Título: Martyr!
Série: -
Autor: Kaveh Akbar
Data de Leitura: 18/04/2026 ⮞ 02/05/2026
Classificação: ⭐⭐⭐
Sinopse
A newly sober, orphaned son of Iranian immigrants, guided by the voices of artists, poets, and kings, embarks on a remarkable search for a family secret that leads him to a terminally ill painter living out her final days in the Brooklyn Museum. Electrifying, funny, and wholly original, Martyr! heralds the arrival of an essential new voice in contemporary fiction.
Cyrus Shams is a young man grappling with an inheritance of violence and loss: his mother’s plane was shot down over the skies of the Persian Gulf in a senseless accident; and his father’s life in America was circumscribed by his work killing chickens at a factory farm in the Midwest. Cyrus is a drunk, an addict, and a poet, whose obsession with martyrs leads him to examine the mysteries of his past—toward an uncle who rode through Iranian battlefields dressed as the angel of death to inspire and comfort the dying, and toward his mother, through a painting discovered in a Brooklyn art gallery that suggests she may not have been who or what she seemed.
Minha review no GoodReads
Em Martyr!, a grande obsessão é perceber como dar significado à morte.
É este ponto de partida que molda um romance centrado em crises de identidade, no luto e na dependência. Gostei muito do primeiro terço do livro. Cyrus é uma personagem complexa e inquieta que nos agarra de imediato. Só que, do meio para a frente, fui aos poucos perdendo o interesse. A escrita tem momentos de grande beleza, mas o romance perde força, deixando a sensação de um potencial que não se concretiza totalmente.
Progresso de leitura e citações:
April 20, 2026 –
12.0% "Her husband, her family, her friends—everyone she knew in Iran was cynical, believing that to hope was ignorant, even murderously naïve. But tomorrow would be better than today. For the first time in ages, she really believed that"
April 21, 2026 –
16.0% "(...) Uncle Arash had been tasked with the strangest job in the Persian army. At night, after the human wave attacks and the mustard gas left countless dozens or hundreds of Iranians dying on the battlefield, it was Arash’s job to quietly and secretly put on a long black cloak, get atop a horse, and ride around the battlefield of fallen men with a flashlight under his face.
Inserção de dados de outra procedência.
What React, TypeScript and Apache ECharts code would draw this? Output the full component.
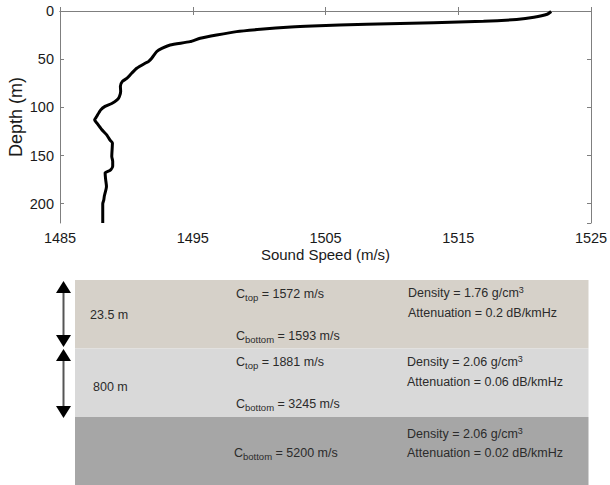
import React, { useEffect, useRef } from "react";
import * as echarts from "echarts";

// Sound speed profile (depth in m, speed in m/s)
const depths = [0.5, 3.4, 6.5, 8.7, 10.7, 12.1, 13.8, 15.5, 16.5, 19, 21.4, 24.9, 28.3, 31.8, 35.2, 38.7, 42, 49, 52.5, 54.2, 59.4, 64.6, 70, 73, 78, 83.6, 89, 92, 96, 99, 102.6, 109.5, 113, 116, 123, 128.5, 134, 137, 151, 156, 161, 165.5, 168, 175, 182, 192, 196, 200, 220];
const speeds = [1522.0, 1521.7, 1520.7, 1519.4, 1516.9, 1513.15, 1508.1, 1504.0, 1502.4, 1500.1, 1498.3, 1496.8, 1495.56, 1494.8, 1493.3, 1492.67, 1492.29, 1491.91, 1491.66, 1491.41, 1490.78, 1490.4, 1490.03, 1489.7, 1489.55, 1489.57, 1489.47, 1489.32, 1488.9, 1488.39, 1488.07, 1487.76, 1487.61, 1487.76, 1488.14, 1488.52, 1488.77, 1488.95, 1488.9, 1488.97, 1488.97, 1488.77, 1488.4, 1488.44, 1488.5, 1488.34, 1488.3, 1488.22, 1488.22];

const xTicks = { min: 1485, max: 1525, interval: 10 };
const yTicks = { min: 0, max: 220, interval: 50 };

// Seabed layers
const layerThickness = ["23.5 m", "800 m", ""];
const layerCtop = ["1572", "1881", ""];
const layerCbottom = ["1593", "3245", "5200"];
const layerDensity = ["1.76", "2.06", "2.06"];
const layerAttenuation = ["0.2", "0.06", "0.02"];
const layerColors = ["#d6d1c9", "#d9d9d9", "#a6a6a6"];

const FONT = "Liberation Sans, Arial, sans-serif";
const TXT = "#2b2b2b";

export default function App() {
  const ref = useRef<HTMLDivElement>(null);
  useEffect(() => {
    if (!ref.current) return;
    const chart = echarts.init(ref.current, undefined, { renderer: "svg" });
    const data = depths.map((d, i) => [speeds[i], d]);

    const rich = {
      n: { fontSize: 12.5, fontFamily: FONT, color: TXT, lineHeight: 16 },
      sub: { fontSize: 9.5, fontFamily: FONT, color: TXT, verticalAlign: "bottom", lineHeight: 10 },
      sup: { fontSize: 9, fontFamily: FONT, color: TXT, verticalAlign: "top", lineHeight: 10 },
    };
    const txt = (x: number, y: number, text: string) => ({
      type: "text",
      x,
      y,
      style: { text, rich, fontSize: 12.5, fontFamily: FONT, fill: TXT, align: "left", verticalAlign: "middle" },
    });

    const bandTop = [280, 348.5, 417];
    const bandBottom = [348.5, 417, 485];
    const ctopY = [294, 362];
    const cbotY = [336, 404, 453];
    const densY = [293, 362, 434];
    const attY = [313, 382, 453];
    const thickY = [315, 387];
    const thickX = [90, 93];

    const graphics: any[] = [];
    layerColors.forEach((c, i) => {
      graphics.push({
        type: "rect",
        shape: { x: 75, y: bandTop[i], width: 513.5, height: bandBottom[i] - bandTop[i] },
        style: { fill: c },
        z: 0,
      });
    });
    // arrows
    const arrows = [[281, 347], [349, 418]];
    arrows.forEach(([a, b]) => {
      graphics.push({ type: "line", shape: { x1: 63.5, y1: a + 8, x2: 63.5, y2: b - 8 }, style: { stroke: "#555", lineWidth: 2 } });
      graphics.push({ type: "polygon", shape: { points: [[63.5, a], [56, a + 12], [71, a + 12]] }, style: { fill: "#000" } });
      graphics.push({ type: "polygon", shape: { points: [[56, b - 12], [71, b - 12], [63.5, b]] }, style: { fill: "#000" } });
    });
    layerThickness.forEach((t, i) => {
      if (t) graphics.push(txt(thickX[i], thickY[i], `{n|${t}}`));
    });
    layerCtop.forEach((v, i) => {
      if (v) graphics.push(txt(236, ctopY[i], `{n|C}{sub|top}{n| = ${v} m/s}`));
    });
    layerCbottom.forEach((v, i) => {
      graphics.push(txt(i === 2 ? 234 : 236, cbotY[i], `{n|C}{sub|bottom}{n| = ${v} m/s}`));
    });
    layerDensity.forEach((v, i) => {
      graphics.push(txt(i === 0 ? 408 : 407, densY[i], `{n|Density = ${v} g/cm}{sup|3}`));
    });
    layerAttenuation.forEach((v, i) => {
      graphics.push(txt(i === 0 ? 408 : 407, attY[i], `{n|Attenuation = ${v} dB/kmHz}`));
    });

    const axisLine = { show: true, lineStyle: { color: "#7f7f7f", width: 1 } };
    const axisTick = { show: true, inside: true, length: 4, lineStyle: { color: "#7f7f7f" } };
    const plain = (v: number) => String(v);

    chart.setOption({
      animation: false,
      grid: { left: 60, right: 19, top: 11, height: 212, show: false, containLabel: false, outerBoundsMode: "none" },
      xAxis: [
        {
          type: "value",
          min: xTicks.min,
          max: xTicks.max,
          interval: xTicks.interval,
          position: "bottom",
          axisLine,
          axisTick,
          splitLine: { show: false },
          axisLabel: { fontSize: 14.5, fontFamily: FONT, color: "#1a1a1a", margin: 7, formatter: plain },
          name: "Sound Speed (m/s)",
          nameLocation: "middle",
          nameGap: 24,
          nameMoveOverlap: false,
          nameTextStyle: { fontSize: 15, fontFamily: FONT, color: "#1a1a1a" },
        },
        {
          type: "value",
          min: xTicks.min,
          max: xTicks.max,
          interval: xTicks.interval,
          position: "top",
          axisLine,
          axisTick,
          splitLine: { show: false },
          axisLabel: { show: false },
        },
      ],
      yAxis: [
        {
          type: "value",
          inverse: true,
          min: yTicks.min,
          max: yTicks.max,
          interval: yTicks.interval,
          position: "left",
          axisLine,
          axisTick,
          splitLine: { show: false },
          axisLabel: { fontSize: 14.5, fontFamily: FONT, color: "#1a1a1a", margin: 6, showMaxLabel: false, formatter: plain },
          name: "Depth (m)",
          nameLocation: "middle",
          nameGap: 35,
          nameMoveOverlap: false,
          nameTextStyle: { fontSize: 18, fontFamily: FONT, color: "#1a1a1a" },
        },
        {
          type: "value",
          inverse: true,
          min: yTicks.min,
          max: yTicks.max,
          interval: yTicks.interval,
          position: "right",
          axisLine,
          axisTick,
          splitLine: { show: false },
          axisLabel: { show: false },
        },
      ],
      series: [
        {
          type: "line",
          data,
          xAxisIndex: 0,
          yAxisIndex: 0,
          showSymbol: false,
          smooth: 0.2,
          lineStyle: { color: "#000", width: 3 },
          clip: true,
        },
      ],
      graphic: graphics,
    });
    return () => chart.dispose();
  }, []);
  return (
    <div
      ref={ref}
      style={{ position: "fixed", left: 0, top: 0, width: 610, height: 485, background: "#fff" }}
    />
  );
}
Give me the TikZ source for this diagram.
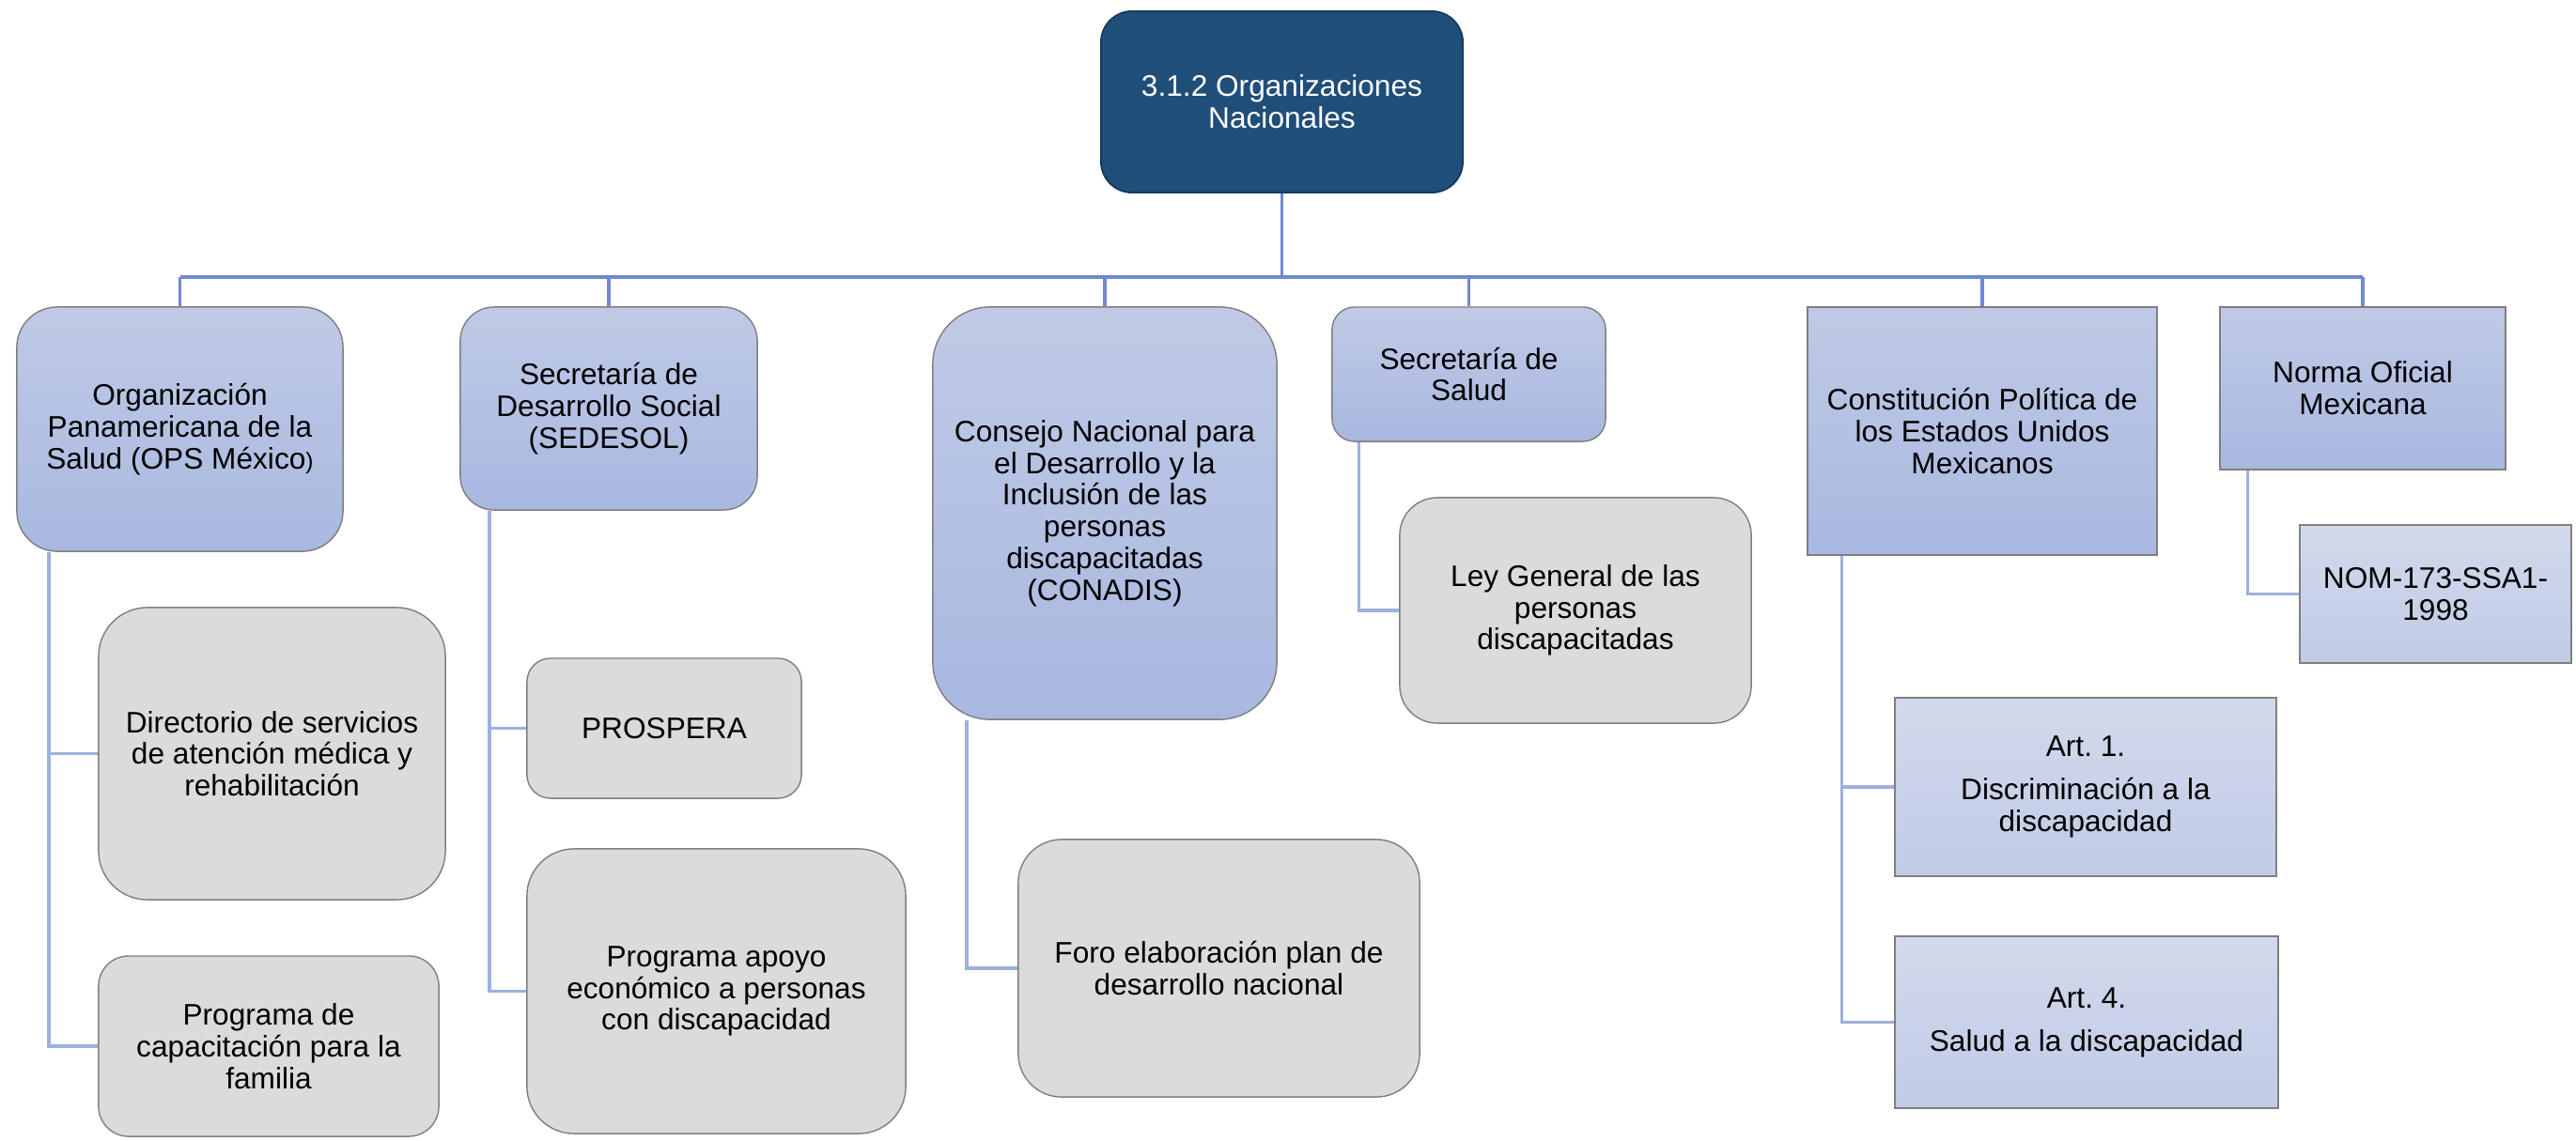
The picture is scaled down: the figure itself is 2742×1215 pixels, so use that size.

He was meant to look like an angel."
April 22, 2026 –
18.0% "We move from one decision to the next, only we’re not even aware they’re decisions. We treat our minds like crowns, these magnificent crowns on our magnificent autonomies. But our minds aren’t crowns. They’re clocks. It’s why we invest everything in our stories. Stories are the excrement of time. Someone said that.”
Adélia Prado, said Lisa.
Adélia Prado, right, Roya answered. How did you know that? Roya asked."
April 23, 2026 –
23.0% "All I know is I’m fascinated. Like in Iran, there are these schools for the children of men killed in the war, who they call ‘martyrs.’ (…) I’ve heard of children of martyrs trying to hide it, like they’re ashamed of all the privilege. Like trust fund kids, except instead of trust funds they have dead parents. It’s nuts.”"
April 26, 2026 –
32.0% "The chicken farm where I worked in Fort Wayne wasn’t a normal farm. We didn’t raise chickens for you to eat. We raised the grandparents of the chickens you eat. A breeder farm. And really, it was more laboratory than farm. The goal: to create, through selective breeding, a chicken that would go from egg to harvest in as little time as possible, on as little feed as possible."
April 27, 2026 –
44.0% "My marriage with Ali was never one of those, but just being perceived, all the time being perceived, was itself exhausting. Ali’s vacations were vacations for me too."
April 28, 2026 –
53.0% "Cyrus read on a website once that there was a word for this: sonder. “The realization that each random passerby is living a life as vivid and complex as your own.” Incredible, how naming something took nothing away from its stagger. Language could be totally impotent like that."
April 28, 2026 –
62.0% "Everyone in America seemed to be afraid and hurting and angry, starving for a fight they could win. And more than that even, they seemed certain their natural state was to be happy, contented, and rich. The genesis of everyone’s pain had to be external, such was their certainty."